## WHAT THIS TASK INVOLVES
Leaving out all pictures, copy exactly the lines from the one containing "Give me the Plotly source for this chart." down to the one containing "import plotly.graph_objects as go", both of them included.

## RECORDED INFORMATION
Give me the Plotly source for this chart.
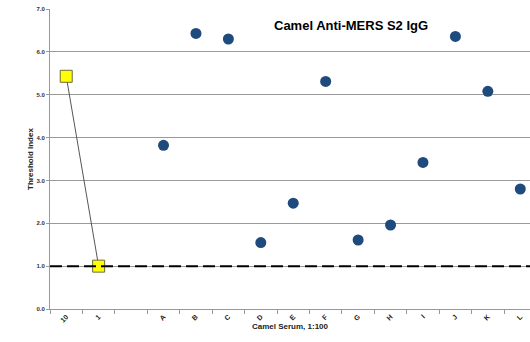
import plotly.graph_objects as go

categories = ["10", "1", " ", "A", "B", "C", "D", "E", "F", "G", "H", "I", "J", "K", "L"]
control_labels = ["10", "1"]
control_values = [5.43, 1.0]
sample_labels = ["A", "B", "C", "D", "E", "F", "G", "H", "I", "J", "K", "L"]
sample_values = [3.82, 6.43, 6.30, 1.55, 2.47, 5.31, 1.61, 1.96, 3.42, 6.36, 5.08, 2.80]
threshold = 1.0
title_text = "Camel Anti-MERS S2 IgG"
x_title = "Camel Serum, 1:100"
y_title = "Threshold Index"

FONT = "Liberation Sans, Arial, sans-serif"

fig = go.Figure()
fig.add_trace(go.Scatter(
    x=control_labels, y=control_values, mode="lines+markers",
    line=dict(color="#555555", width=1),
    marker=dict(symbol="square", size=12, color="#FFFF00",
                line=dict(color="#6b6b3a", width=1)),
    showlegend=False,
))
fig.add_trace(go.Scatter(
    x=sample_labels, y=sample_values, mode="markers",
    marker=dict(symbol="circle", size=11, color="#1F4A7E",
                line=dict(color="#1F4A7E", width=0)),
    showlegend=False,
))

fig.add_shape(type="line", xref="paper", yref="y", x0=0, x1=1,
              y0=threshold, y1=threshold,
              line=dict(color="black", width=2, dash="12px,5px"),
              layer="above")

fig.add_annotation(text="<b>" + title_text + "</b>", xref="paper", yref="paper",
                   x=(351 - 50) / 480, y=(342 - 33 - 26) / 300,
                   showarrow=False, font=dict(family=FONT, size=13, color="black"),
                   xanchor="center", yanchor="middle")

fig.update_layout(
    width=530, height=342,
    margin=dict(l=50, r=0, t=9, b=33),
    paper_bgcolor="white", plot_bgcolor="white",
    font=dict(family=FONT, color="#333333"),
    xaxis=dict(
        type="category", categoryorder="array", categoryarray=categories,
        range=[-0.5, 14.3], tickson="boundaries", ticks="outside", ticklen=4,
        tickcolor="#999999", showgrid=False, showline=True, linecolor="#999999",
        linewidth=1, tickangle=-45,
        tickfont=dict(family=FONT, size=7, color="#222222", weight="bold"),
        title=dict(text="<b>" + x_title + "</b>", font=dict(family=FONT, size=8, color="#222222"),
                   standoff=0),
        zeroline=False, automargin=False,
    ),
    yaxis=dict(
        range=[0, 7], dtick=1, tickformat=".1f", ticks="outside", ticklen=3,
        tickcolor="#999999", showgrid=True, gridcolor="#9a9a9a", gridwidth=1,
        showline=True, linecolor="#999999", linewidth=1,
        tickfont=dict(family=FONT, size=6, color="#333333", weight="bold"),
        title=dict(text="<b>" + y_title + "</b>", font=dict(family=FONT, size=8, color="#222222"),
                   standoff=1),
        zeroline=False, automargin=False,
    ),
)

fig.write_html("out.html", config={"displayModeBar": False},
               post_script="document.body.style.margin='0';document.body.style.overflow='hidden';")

...

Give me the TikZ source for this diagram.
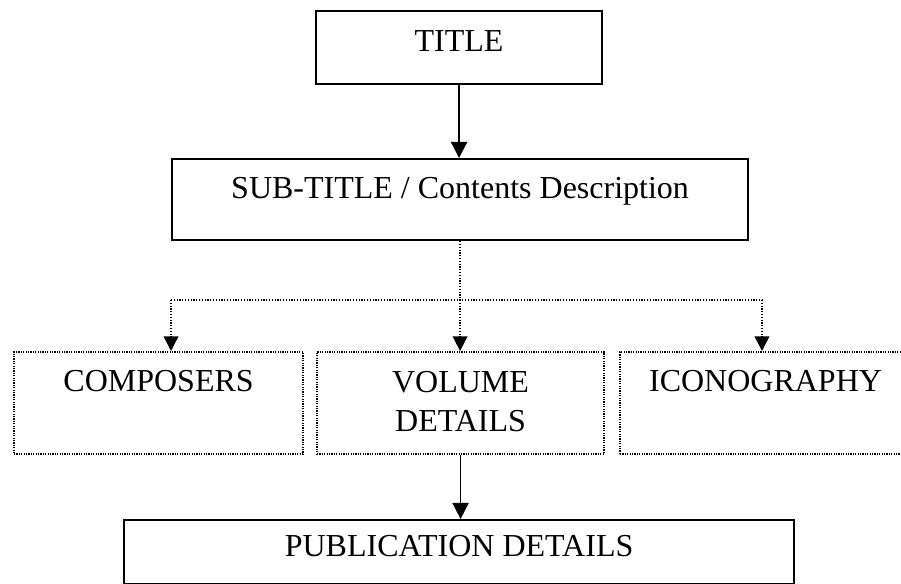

## EXERCISE ANSWER
Give me the Plotly source for this chart.
import plotly.graph_objects as go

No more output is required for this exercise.